Language Research Infrastructure in the Czech Republic

lindat-logoLINDAT/CLARIN – website

Hosting institution: Charles University

Partner institutions:

LINDAT/CLARIN is a Czech national node of CLARIN (Common Language Resources and Technology Infrastructure), a pan-European research infrastructural network established as an ERIC in 2012, currently consisting of 14 countries. The aim of LINDAT/CLARIN is to provide open and free access to language research data through a certified repository and language technology and services to be used in social sciences and humanities (linguistics and related interdisciplinary research such as formal and computational linguistics, translatology, lexicography, literary studies, psychology, sociology, history, neurolinguistics, cognitive sciences and artificial intelligence). In addition, LINDAT/CLARIN also serves language technology and application development areas and is compatible with the META-SHARE network by creating linguistically analysed open resources for Czech and other languages. LINDAT/CLARIN connects linguistic resources (data) of various types and structure with language technology for the full range of natural language processing applications important in the Czech language environment. Such data are important for R&D of technologies based on machine learning (natural language processing, speech recognition and synthesis and a combined analysis of text, speech, image and other multimedia). LINDAT/CLARIN also provides space and support for persistent data storage for language related data resulting from projects of external researchers and institutions, allowing long-term preservation, easy citations and metadata transfer to the CLARIN portal.

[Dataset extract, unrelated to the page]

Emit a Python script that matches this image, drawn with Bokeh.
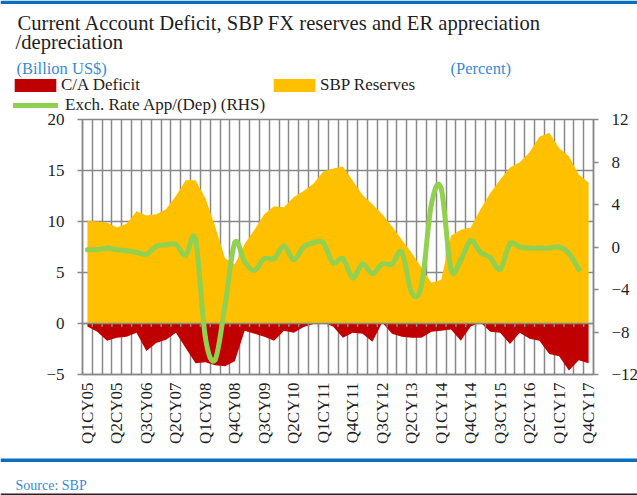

LINDAT/CLARIN closely cooperates with research infrastructures CNC and CESNET at the national level and with several other pan-European research infrastructures, namely DARIAH (Digital Research Infrastructure for the Arts and Humanities), EHRI (European Holocaust Research Infrastructure), ELRA (European Language Resources Association), EUDAT (European Collaborative Data Infrastructure) and LDC (Linguistic Data Consortium).

Future development

LINDAT/CLARIN has been fully operational since 2014 with the highest CLARIN certification (CLARIN B Centre). Maintenance and further development of the repository is a key for continuous data storage and preservation. Substantial expansion of its web services and tools aimed at all users is planned in the near future. It will further strengthen its international collaboration with other national nodes within CLARIN research infrastructure and other pan-European research infrastructures, primarily in the social sciences and humanities (especially DARIAH, but also EHRI, EUDAT and others).

Socio-economic impact

Language technologies are essential for all areas of the European economy, especially for its inherently multilingual market. In turn, LINDAT/CLARIN language resources and services are essential for R&D in this area. In the social sciences and humanities, language is the primary means of communication and information exchange and recording. Text analysis and the analysis of multimedia using language technology will broadly support research in the area of national heritage and cultural identity. Open Access to the data and services guarantees uninhibited use in research and education at all levels at the universities as well as in the Academy of Sciences of the Czech Republic. LINDAT/CLARIN is taking part in various initiatives to change the European legal system in the intellectual property rights area to make the use of language resources easier in all areas of research and applications. It will also continue to serve the general public in Czech language-related needs (orthography, grammar, lexicons).